Now, if the music market wasn't legally locked down, would there be better streaming apps? I believe so. So it appears we may be asking the wrong questions. Not why apps are getting slower, but why it seems the market has fewer competing apps at all levels.



> So it appears we may be asking the wrong questions. Not why apps are getting slower, but why it seems the market has fewer competing apps at all levels.

This is exactly the phenomenon I recently started describing on HN with the phrase "software is resisting commoditization". It's rare these days to see an app you could use for a while and then replace with an equivalent alternative.

I think SaaS is a big driver of this - by keeping important functionality (and user data) server-side, the user ends up being locked into your software. No need to rely on IP protections - there's just no way for them to pirate the bits running on your infrastructure. And even if someone reverse-engineered your APIs and built a better frontend, the users of that alternative would still be tied to your backend, and thus your service.

This means there's no business in making alternative frontends. Instead, it's better to start your own SaaS and go after a different market slice. Even seemingly equivalent products quickly drift apart, each optimizing strongly for slightly different audience. It's easier than to fight another company over their users directly.

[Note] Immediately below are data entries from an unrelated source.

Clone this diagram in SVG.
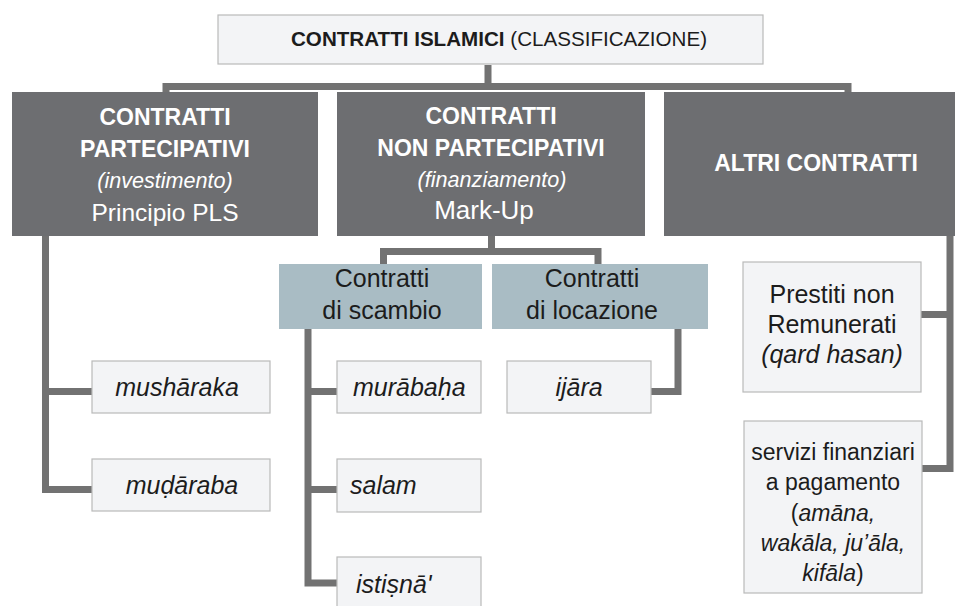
<svg xmlns="http://www.w3.org/2000/svg" width="955" height="606" viewBox="0 0 955 606">
<style>
text{font-family:"Liberation Sans",Arial,sans-serif;}
.dark{fill:#6d6e71;}
.light{fill:#f3f4f6;stroke:#b9b9b9;stroke-width:1.2;}
.blue{fill:#a9bcc4;}
.wt{fill:#ffffff;text-anchor:middle;}
.b{font-weight:bold;font-size:23px;}
.it{font-style:italic;font-size:21.6px;}
.rg{font-size:24.5px;}
.dt{fill:#1c1c1c;}
.c{text-anchor:middle;}
.i{font-style:italic;}
.conn{fill:none;stroke:#727272;stroke-width:7;stroke-linejoin:miter;stroke-linecap:butt;}
</style>
<rect width="955" height="606" fill="#ffffff"/>
<g id="connectors">
<path class="conn" d="M488 65V86.5M166 92V86.5H848V92"/>
<path class="conn" d="M45.5 236V489.5H92M45.5 391.5H92"/>
<path class="conn" d="M491.5 236V251.5M383.5 264V251.5H598V264"/>
<path class="conn" d="M308 329V583H337M308 391.5H337M308 489.5H337"/>
<path class="conn" d="M678 329V391.5H651"/>
<path class="conn" d="M950 236V468.5H922M950 314.5H921"/>
</g>
<g id="root">
<rect class="light" x="218" y="15" width="545" height="49"/>
<text x="291" y="46" font-size="20.6" class="dt"><tspan font-weight="bold">CONTRATTI ISLAMICI</tspan> (CLASSIFICAZIONE)</text>
</g>
<g id="partecipativi">
<rect class="dark" x="12" y="92" width="306" height="144"/>
<text class="wt b" x="165" y="125">CONTRATTI</text>
<text class="wt b" x="165" y="157">PARTECIPATIVI</text>
<text class="wt it" x="165" y="188">(investimento)</text>
<text class="wt rg" x="165" y="221">Principio PLS</text>
</g>
<g id="non-partecipativi">
<rect class="dark" x="337" y="92" width="308" height="144"/>
<text class="wt b" x="491" y="124">CONTRATTI</text>
<text class="wt b" x="491" y="156">NON PARTECIPATIVI</text>
<text class="wt it" x="492" y="187">(finanziamento)</text>
<text class="wt" x="484" y="219" font-size="26">Mark-Up</text>
</g>
<g id="altri">
<rect class="dark" x="664" y="92" width="291" height="144"/>
<text class="wt b" x="816" y="171" font-size="23.3">ALTRI CONTRATTI</text>
</g>
<g id="scambio">
<rect class="blue" x="279" y="264" width="203" height="65"/>
<text class="dt c" x="382" y="287" font-size="25">Contratti</text>
<text class="dt c" x="382" y="319" font-size="25">di scambio</text>
</g>
<g id="locazione">
<rect class="blue" x="492" y="264" width="216" height="65"/>
<text class="dt c" x="592" y="287" font-size="25">Contratti</text>
<text class="dt c" x="592" y="319" font-size="25">di locazione</text>
</g>
<g id="musharaka">
<rect class="light" x="92" y="361" width="178" height="52"/>
<text class="dt c i" x="177" y="396" font-size="25">mushāraka</text>
</g>
<g id="mudaraba">
<rect class="light" x="92" y="459" width="178" height="52"/>
<text class="dt c i" x="182" y="494" font-size="25">muḍāraba</text>
</g>
<g id="murabaha">
<rect class="light" x="337" y="361" width="144" height="52"/>
<text class="dt i" x="353" y="396" font-size="25">murābaḥa</text>
</g>
<g id="salam">
<rect class="light" x="337" y="459" width="144" height="53"/>
<text class="dt i" x="350" y="494" font-size="25">salam</text>
</g>
<g id="istisna">
<rect class="light" x="337" y="557" width="144" height="55"/>
<text class="dt i" x="356" y="593" font-size="25">istiṣnā'</text>
</g>
<g id="ijara">
<rect class="light" x="507" y="361" width="144" height="52"/>
<text class="dt c i" x="579" y="396" font-size="25">ijāra</text>
</g>
<g id="prestiti">
<rect class="light" x="743" y="262" width="178" height="130"/>
<text class="dt c" x="832" y="303" font-size="25">Prestiti non</text>
<text class="dt c" x="832" y="333" font-size="25">Remunerati</text>
<text class="dt c i" x="832" y="363" font-size="25">(qard hasan)</text>
</g>
<g id="servizi">
<rect class="light" x="744" y="421" width="178" height="172"/>
<text class="dt c" x="833" y="460" font-size="23">servizi finanziari</text>
<text class="dt c" x="833" y="490" font-size="23">a pagamento</text>
<text class="dt c" x="833" y="521" font-size="23">(<tspan class="i">amāna,</tspan></text>
<text class="dt c i" x="833" y="551" font-size="23">wakāla, ju’āla,</text>
<text class="dt c" x="833" y="581" font-size="23"><tspan class="i">kifāla</tspan>)</text>
</g>
</svg>
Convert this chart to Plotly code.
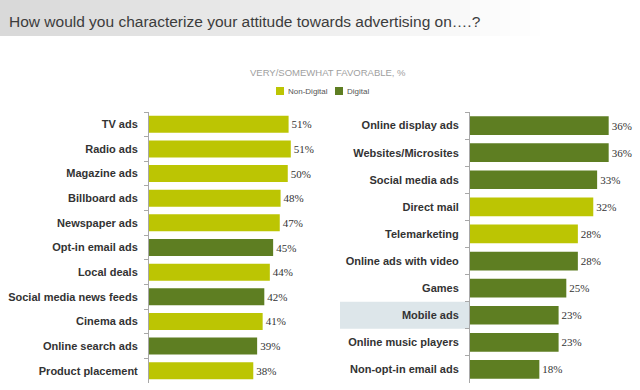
import plotly.graph_objects as go

# ---- data ----
left_labels = ["TV ads", "Radio ads", "Magazine ads", "Billboard ads", "Newspaper ads",
               "Opt-in email ads", "Local deals", "Social media news feeds", "Cinema ads",
               "Online search ads", "Product placement"]
left_values = [50.6, 51.4, 50.3, 47.7, 47.4, 45.0, 43.8, 41.8, 41.2, 39.2, 37.8]
left_types = ["Non-Digital", "Non-Digital", "Non-Digital", "Non-Digital", "Non-Digital",
              "Digital", "Non-Digital", "Digital", "Non-Digital", "Digital", "Non-Digital"]

right_labels = ["Online display ads", "Websites/Microsites", "Social media ads", "Direct mail",
                "Telemarketing", "Online ads with video", "Games", "Mobile ads",
                "Online music players", "Non-opt-in email ads"]
right_values = [36, 36, 33, 32, 28, 28, 25, 23, 23, 18]
right_types = ["Digital", "Digital", "Digital", "Non-Digital", "Non-Digital",
               "Digital", "Digital", "Digital", "Digital", "Digital"]

highlight_label = "Mobile ads"
series_names = ["Non-Digital", "Digital"]
colors = {"Non-Digital": "#bcc503", "Digital": "#5e7e22"}

TITLE = "How would you characterize your attitude towards advertising on\u2026.?"
SUBTITLE = "VERY/SOMEWHAT FAVORABLE, %"

W, H = 640, 390
SANS = "Liberation Sans, Arial, sans-serif"
fig = go.Figure()

def add_panel(labels, values, types, xa, ya):
    for s in series_names:
        ys = [l for l, t in zip(labels, types) if t == s]
        xs = [v for v, t in zip(values, types) if t == s]
        fig.add_trace(go.Bar(
            x=xs, y=ys, orientation="h", name=s, legendgroup=s,
            showlegend=False, xaxis=xa, yaxis=ya,
            marker=dict(color=colors[s], line=dict(width=0)),
            texttemplate="%{x:.0f}%", textposition="outside", cliponaxis=False,
            textfont=dict(family="Liberation Serif, DejaVu Serif, serif", size=11, color="#333333"),
            hoverinfo="skip",
        ))

add_panel(left_labels, left_values, left_types, "x", "y")
add_panel(right_labels, right_values, right_types, "x2", "y2")

ydom = [1 - 383 / H, 1 - 112 / H]
common_y = dict(type="category", autorange="reversed", domain=ydom, showline=True,
                linecolor="#a8a8a8", linewidth=1, ticks="outside", tickson="boundaries",
                ticklen=4, tickcolor="#a8a8a8", showgrid=False, ticklabelstandoff=8,
                automargin=False,
                tickfont=dict(family=SANS, size=11, color="#333333", weight="bold"))
common_x = dict(showgrid=False, zeroline=False, showticklabels=False, showline=False,
                ticks="", automargin=False)

fig.update_layout(
    width=W, height=H, margin=dict(l=0, r=0, t=0, b=0),
    paper_bgcolor="white", plot_bgcolor="rgba(0,0,0,0)",
    barmode="relative", bargap=0.31, showlegend=False,
    xaxis=dict(domain=[149 / W, 309 / W], range=[0, 58], **common_x),
    yaxis=dict(anchor="x", categoryorder="array", categoryarray=left_labels, **common_y),
    xaxis2=dict(domain=[470 / W, 639.5 / W], range=[0, 44], **common_x),
    yaxis2=dict(anchor="x2", categoryorder="array", categoryarray=right_labels, **common_y),
    font=dict(family=SANS),
)

# title band gradient (decorative)
n = 64
for i in range(n):
    f = i / (n - 1)
    t = min(1.0, f / 0.85)
    c = int(217 + (255 - 217) * t)
    fig.add_shape(type="rect", xref="paper", yref="paper", x0=i / n, x1=(i + 1) / n + 0.002,
                  y0=1 - 36 / H, y1=1, fillcolor=f"rgb({c},{c},{c})", line=dict(width=0), layer="below")

# highlight behind "Mobile ads" label
idx = right_labels.index(highlight_label)
fig.add_shape(type="rect", xref="paper", yref="y2", x0=340 / W, x1=469 / W,
              y0=idx - 0.5, y1=idx + 0.5, fillcolor="#dde6ea", line=dict(width=0), layer="below")

fig.add_annotation(text=TITLE, xref="paper", yref="paper", x=7 / W, y=1 - 21 / H,
                   xanchor="left", yanchor="middle", showarrow=False,
                   font=dict(family=SANS, size=15.5, color="#3c3c3c"))
fig.add_annotation(text=SUBTITLE, xref="paper", yref="paper", x=328 / W, y=1 - 72 / H,
                   xanchor="center", yanchor="middle", showarrow=False,
                   font=dict(family=SANS, size=9.5, color="#a0a0a0"))

# manual legend (swatch + label per series)
legend_x = {"Non-Digital": 276, "Digital": 335}
for s in series_names:
    x0 = legend_x[s]
    fig.add_shape(type="rect", xref="paper", yref="paper", x0=x0 / W, x1=(x0 + 8) / W,
                  y0=1 - 95 / H, y1=1 - 87 / H, fillcolor=colors[s], line=dict(width=0))
    fig.add_annotation(text=s, xref="paper", yref="paper", x=(x0 + 10) / W, y=1 - 91 / H,
                       xanchor="left", yanchor="middle", showarrow=False,
                       font=dict(family=SANS, size=8, color="#555555"))

fig.write_html("out.html", config={"displayModeBar": False},
               post_script="document.body.style.margin='0';")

A tailored set of features is a good "unique value proposition" for a while, but it may be too easy for someone to eventually replicate. Taking user data hostage is better, but users don't like it very much. The best UVPs seem to have nothing to do with software.

Spotify is a stellar example here: the real value they own isn't software or infrastructure, it's all the relationships and contracts they've established in the music industry. This moat is impervious to nearly all competition - unless you're insider on the music label side, or plugged into Softbank's infinite money hose, you're not going to replicate it. Spotify, in turn, doesn't have to give a shit about its music player anymore.

How to fix this? I'm not sure if it can be. We'd need to destroy the ability for businesses to prop their software with some unique propositions that can't be easily copied by competitors. I can't see it happening without a total overhaul of intellectual property and computer crime laws. Things like Data Portability section of GDPR help a little, but ultimately there's just too many ways to create those tiny moats that make applications non-substitutable.